(JOB):
Write out the entire listing below exactly, with the pictures left out.

>> START DATA LINES

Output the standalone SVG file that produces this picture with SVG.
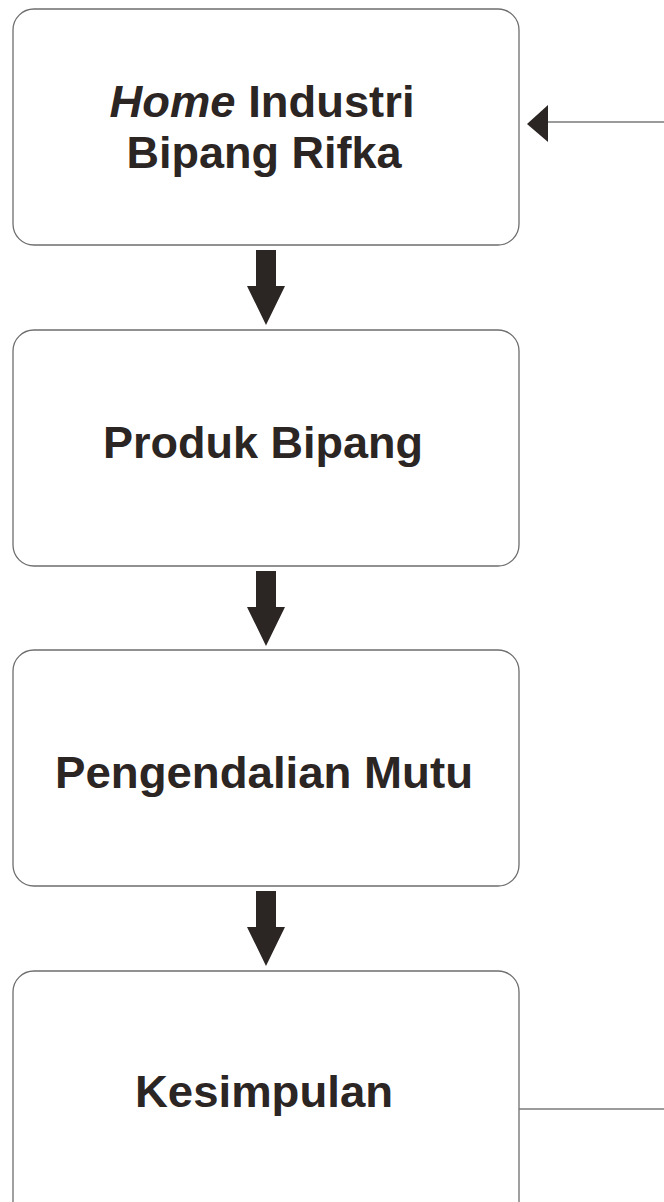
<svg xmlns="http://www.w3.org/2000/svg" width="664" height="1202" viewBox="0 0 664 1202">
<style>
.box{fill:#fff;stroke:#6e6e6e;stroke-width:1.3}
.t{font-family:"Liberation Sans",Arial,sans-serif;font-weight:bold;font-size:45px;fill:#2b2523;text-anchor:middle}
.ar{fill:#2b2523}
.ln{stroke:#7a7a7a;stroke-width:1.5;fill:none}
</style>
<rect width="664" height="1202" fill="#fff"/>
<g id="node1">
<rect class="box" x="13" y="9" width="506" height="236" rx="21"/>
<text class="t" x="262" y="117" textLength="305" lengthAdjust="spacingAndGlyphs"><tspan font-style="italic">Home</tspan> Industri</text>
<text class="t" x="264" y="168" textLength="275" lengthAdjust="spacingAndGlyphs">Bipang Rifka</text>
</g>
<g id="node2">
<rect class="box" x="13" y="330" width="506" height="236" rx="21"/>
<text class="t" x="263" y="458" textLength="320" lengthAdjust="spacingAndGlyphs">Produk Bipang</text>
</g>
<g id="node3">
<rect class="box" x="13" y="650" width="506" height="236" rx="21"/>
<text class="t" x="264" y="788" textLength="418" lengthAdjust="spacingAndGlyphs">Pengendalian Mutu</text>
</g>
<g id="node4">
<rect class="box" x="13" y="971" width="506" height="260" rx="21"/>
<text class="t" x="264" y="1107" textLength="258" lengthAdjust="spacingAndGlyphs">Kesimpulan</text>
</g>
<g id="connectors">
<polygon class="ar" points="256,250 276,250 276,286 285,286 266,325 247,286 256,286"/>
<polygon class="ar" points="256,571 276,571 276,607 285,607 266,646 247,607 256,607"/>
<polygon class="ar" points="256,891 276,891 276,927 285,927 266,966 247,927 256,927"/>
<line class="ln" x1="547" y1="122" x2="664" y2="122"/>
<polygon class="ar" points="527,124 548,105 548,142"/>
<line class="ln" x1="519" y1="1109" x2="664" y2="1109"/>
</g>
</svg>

>> END DATA LINES

(SOLUTION FOR THIS EXERCISE):
Output the standalone SVG file that produces this picture with SVG.
<svg xmlns="http://www.w3.org/2000/svg" width="664" height="1202" viewBox="0 0 664 1202">
<style>
.box{fill:#fff;stroke:#6e6e6e;stroke-width:1.3}
.t{font-family:"Liberation Sans",Arial,sans-serif;font-weight:bold;font-size:45px;fill:#2b2523;text-anchor:middle}
.ar{fill:#2b2523}
.ln{stroke:#7a7a7a;stroke-width:1.5;fill:none}
</style>
<rect width="664" height="1202" fill="#fff"/>
<g id="node1">
<rect class="box" x="13" y="9" width="506" height="236" rx="21"/>
<text class="t" x="262" y="117" textLength="305" lengthAdjust="spacingAndGlyphs"><tspan font-style="italic">Home</tspan> Industri</text>
<text class="t" x="264" y="168" textLength="275" lengthAdjust="spacingAndGlyphs">Bipang Rifka</text>
</g>
<g id="node2">
<rect class="box" x="13" y="330" width="506" height="236" rx="21"/>
<text class="t" x="263" y="458" textLength="320" lengthAdjust="spacingAndGlyphs">Produk Bipang</text>
</g>
<g id="node3">
<rect class="box" x="13" y="650" width="506" height="236" rx="21"/>
<text class="t" x="264" y="788" textLength="418" lengthAdjust="spacingAndGlyphs">Pengendalian Mutu</text>
</g>
<g id="node4">
<rect class="box" x="13" y="971" width="506" height="260" rx="21"/>
<text class="t" x="264" y="1107" textLength="258" lengthAdjust="spacingAndGlyphs">Kesimpulan</text>
</g>
<g id="connectors">
<polygon class="ar" points="256,250 276,250 276,286 285,286 266,325 247,286 256,286"/>
<polygon class="ar" points="256,571 276,571 276,607 285,607 266,646 247,607 256,607"/>
<polygon class="ar" points="256,891 276,891 276,927 285,927 266,966 247,927 256,927"/>
<line class="ln" x1="547" y1="122" x2="664" y2="122"/>
<polygon class="ar" points="527,124 548,105 548,142"/>
<line class="ln" x1="519" y1="1109" x2="664" y2="1109"/>
</g>
</svg>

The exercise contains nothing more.